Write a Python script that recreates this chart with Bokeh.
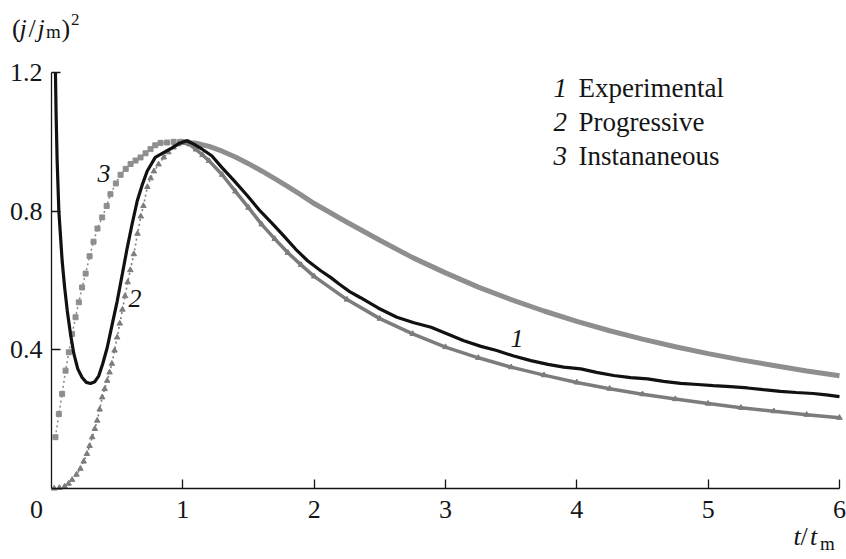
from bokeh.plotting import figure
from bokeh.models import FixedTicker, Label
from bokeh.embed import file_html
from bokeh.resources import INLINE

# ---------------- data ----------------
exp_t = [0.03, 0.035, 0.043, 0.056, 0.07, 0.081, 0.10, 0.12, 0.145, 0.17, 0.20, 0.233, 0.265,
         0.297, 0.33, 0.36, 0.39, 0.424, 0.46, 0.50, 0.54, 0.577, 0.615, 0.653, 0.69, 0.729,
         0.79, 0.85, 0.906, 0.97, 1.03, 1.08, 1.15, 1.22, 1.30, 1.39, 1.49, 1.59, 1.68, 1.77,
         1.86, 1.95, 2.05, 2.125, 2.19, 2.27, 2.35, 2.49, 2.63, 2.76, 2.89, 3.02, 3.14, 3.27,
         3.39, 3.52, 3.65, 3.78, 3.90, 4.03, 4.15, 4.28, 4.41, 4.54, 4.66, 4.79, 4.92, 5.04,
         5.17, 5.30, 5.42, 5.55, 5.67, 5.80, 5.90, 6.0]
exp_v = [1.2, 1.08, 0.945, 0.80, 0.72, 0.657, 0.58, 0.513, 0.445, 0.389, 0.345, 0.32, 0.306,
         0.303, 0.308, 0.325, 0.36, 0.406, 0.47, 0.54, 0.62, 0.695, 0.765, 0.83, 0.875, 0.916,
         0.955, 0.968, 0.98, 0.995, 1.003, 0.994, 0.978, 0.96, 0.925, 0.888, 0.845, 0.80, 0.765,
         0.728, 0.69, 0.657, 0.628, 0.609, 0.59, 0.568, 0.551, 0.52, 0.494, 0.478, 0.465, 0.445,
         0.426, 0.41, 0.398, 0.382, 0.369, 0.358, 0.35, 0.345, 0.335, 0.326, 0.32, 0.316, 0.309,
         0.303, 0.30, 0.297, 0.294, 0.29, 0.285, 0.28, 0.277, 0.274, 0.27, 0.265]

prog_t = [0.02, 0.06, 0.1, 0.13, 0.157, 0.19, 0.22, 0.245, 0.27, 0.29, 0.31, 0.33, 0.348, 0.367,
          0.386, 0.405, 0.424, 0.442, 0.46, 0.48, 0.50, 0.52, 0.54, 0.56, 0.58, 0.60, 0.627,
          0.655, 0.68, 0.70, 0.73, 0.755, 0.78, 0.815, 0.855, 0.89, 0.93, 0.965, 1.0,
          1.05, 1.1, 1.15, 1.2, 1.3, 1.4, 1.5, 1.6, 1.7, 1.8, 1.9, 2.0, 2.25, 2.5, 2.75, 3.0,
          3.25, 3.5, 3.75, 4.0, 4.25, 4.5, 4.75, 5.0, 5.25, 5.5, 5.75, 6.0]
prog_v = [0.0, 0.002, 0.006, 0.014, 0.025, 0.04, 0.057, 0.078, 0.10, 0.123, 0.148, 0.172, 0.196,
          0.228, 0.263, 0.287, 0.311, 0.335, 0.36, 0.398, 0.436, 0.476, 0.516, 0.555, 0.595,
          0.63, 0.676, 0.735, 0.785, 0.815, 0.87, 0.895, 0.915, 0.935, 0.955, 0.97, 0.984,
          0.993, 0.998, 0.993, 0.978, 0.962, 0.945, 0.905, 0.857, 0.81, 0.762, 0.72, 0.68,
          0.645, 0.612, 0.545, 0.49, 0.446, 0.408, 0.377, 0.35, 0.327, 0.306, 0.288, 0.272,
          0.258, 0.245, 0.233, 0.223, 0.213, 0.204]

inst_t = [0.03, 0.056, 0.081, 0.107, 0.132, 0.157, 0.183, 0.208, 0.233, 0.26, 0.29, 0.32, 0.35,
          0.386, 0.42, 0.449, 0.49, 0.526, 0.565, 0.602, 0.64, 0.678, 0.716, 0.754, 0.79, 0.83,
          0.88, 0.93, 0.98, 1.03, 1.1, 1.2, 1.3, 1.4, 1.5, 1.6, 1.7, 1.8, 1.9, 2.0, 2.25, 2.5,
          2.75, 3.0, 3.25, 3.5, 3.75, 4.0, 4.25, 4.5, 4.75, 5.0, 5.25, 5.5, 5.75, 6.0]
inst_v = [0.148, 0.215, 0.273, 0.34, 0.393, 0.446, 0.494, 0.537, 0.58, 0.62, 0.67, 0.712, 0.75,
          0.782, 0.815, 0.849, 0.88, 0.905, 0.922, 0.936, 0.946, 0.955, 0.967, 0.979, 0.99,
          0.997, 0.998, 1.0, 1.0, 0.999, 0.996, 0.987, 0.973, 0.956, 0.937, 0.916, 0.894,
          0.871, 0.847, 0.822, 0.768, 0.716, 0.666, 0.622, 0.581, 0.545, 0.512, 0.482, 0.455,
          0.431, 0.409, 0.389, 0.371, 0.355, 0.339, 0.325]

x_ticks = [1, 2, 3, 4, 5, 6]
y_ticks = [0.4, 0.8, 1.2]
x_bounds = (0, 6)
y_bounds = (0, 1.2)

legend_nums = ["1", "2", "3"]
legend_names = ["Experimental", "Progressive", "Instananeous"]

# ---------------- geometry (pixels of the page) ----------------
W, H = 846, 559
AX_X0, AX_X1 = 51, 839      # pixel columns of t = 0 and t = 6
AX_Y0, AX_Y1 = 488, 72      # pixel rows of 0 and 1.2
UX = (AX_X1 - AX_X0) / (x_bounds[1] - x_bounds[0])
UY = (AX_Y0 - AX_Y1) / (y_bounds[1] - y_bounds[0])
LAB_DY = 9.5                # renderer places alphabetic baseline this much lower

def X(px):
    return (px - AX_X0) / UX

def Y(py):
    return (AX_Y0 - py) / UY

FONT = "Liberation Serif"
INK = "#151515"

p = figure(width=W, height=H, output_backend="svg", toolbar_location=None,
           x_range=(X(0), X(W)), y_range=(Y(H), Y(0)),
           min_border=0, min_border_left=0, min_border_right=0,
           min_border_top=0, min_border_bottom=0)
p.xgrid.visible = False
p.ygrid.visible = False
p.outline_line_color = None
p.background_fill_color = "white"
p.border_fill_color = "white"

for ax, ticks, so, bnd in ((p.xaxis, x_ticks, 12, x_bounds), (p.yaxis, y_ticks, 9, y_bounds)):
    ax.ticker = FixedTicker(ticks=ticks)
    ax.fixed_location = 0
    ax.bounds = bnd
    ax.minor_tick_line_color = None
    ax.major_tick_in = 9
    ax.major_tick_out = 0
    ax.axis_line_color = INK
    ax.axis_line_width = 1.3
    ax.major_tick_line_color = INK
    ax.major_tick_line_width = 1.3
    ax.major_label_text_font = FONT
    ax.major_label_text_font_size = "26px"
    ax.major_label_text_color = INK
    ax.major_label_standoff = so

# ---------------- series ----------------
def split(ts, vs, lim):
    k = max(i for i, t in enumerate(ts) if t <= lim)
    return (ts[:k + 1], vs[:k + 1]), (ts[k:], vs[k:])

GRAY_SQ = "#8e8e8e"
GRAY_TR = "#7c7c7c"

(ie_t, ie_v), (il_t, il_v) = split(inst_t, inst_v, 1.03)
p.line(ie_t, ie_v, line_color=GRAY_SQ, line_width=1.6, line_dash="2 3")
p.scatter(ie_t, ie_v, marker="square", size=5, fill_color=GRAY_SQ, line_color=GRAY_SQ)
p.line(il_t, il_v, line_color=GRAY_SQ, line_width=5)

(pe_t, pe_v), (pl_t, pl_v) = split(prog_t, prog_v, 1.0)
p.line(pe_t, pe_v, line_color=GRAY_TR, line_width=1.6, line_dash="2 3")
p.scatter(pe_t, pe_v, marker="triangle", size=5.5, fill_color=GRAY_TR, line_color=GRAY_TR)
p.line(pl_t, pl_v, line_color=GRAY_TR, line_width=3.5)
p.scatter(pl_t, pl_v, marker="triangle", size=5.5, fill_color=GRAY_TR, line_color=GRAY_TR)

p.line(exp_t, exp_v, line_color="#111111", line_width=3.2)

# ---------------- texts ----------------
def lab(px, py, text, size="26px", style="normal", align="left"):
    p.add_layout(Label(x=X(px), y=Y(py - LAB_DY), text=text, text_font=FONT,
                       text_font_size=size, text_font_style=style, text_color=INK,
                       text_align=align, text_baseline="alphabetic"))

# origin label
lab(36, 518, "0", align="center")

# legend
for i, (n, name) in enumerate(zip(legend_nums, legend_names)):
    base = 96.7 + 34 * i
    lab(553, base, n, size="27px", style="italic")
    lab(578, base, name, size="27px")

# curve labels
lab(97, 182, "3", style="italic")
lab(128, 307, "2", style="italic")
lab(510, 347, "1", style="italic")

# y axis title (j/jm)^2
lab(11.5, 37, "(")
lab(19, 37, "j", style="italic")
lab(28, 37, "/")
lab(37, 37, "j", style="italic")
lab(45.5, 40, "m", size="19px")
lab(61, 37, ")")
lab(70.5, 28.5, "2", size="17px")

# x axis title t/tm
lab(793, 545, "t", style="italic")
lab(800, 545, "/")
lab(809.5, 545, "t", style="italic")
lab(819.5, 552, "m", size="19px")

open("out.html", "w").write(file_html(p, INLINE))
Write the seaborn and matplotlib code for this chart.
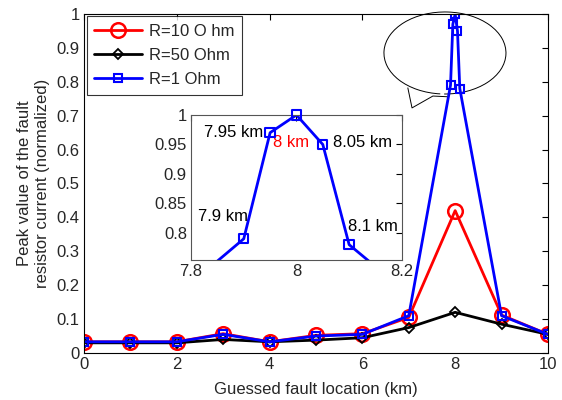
◇ ◇ ◇ ◇ ◇ ◇ ◇
*Exercise details*
Print the data above verbatim from the first line through the line holding "0.274, 0.27, 0.265]", leaving every picture out.

*Response for this exercise*
Write a Python script that recreates this chart with Bokeh.
from bokeh.plotting import figure
from bokeh.models import FixedTicker, Label
from bokeh.embed import file_html
from bokeh.resources import INLINE

# ---------------- data ----------------
exp_t = [0.03, 0.035, 0.043, 0.056, 0.07, 0.081, 0.10, 0.12, 0.145, 0.17, 0.20, 0.233, 0.265,
         0.297, 0.33, 0.36, 0.39, 0.424, 0.46, 0.50, 0.54, 0.577, 0.615, 0.653, 0.69, 0.729,
         0.79, 0.85, 0.906, 0.97, 1.03, 1.08, 1.15, 1.22, 1.30, 1.39, 1.49, 1.59, 1.68, 1.77,
         1.86, 1.95, 2.05, 2.125, 2.19, 2.27, 2.35, 2.49, 2.63, 2.76, 2.89, 3.02, 3.14, 3.27,
         3.39, 3.52, 3.65, 3.78, 3.90, 4.03, 4.15, 4.28, 4.41, 4.54, 4.66, 4.79, 4.92, 5.04,
         5.17, 5.30, 5.42, 5.55, 5.67, 5.80, 5.90, 6.0]
exp_v = [1.2, 1.08, 0.945, 0.80, 0.72, 0.657, 0.58, 0.513, 0.445, 0.389, 0.345, 0.32, 0.306,
         0.303, 0.308, 0.325, 0.36, 0.406, 0.47, 0.54, 0.62, 0.695, 0.765, 0.83, 0.875, 0.916,
         0.955, 0.968, 0.98, 0.995, 1.003, 0.994, 0.978, 0.96, 0.925, 0.888, 0.845, 0.80, 0.765,
         0.728, 0.69, 0.657, 0.628, 0.609, 0.59, 0.568, 0.551, 0.52, 0.494, 0.478, 0.465, 0.445,
         0.426, 0.41, 0.398, 0.382, 0.369, 0.358, 0.35, 0.345, 0.335, 0.326, 0.32, 0.316, 0.309,
         0.303, 0.30, 0.297, 0.294, 0.29, 0.285, 0.28, 0.277, 0.274, 0.27, 0.265]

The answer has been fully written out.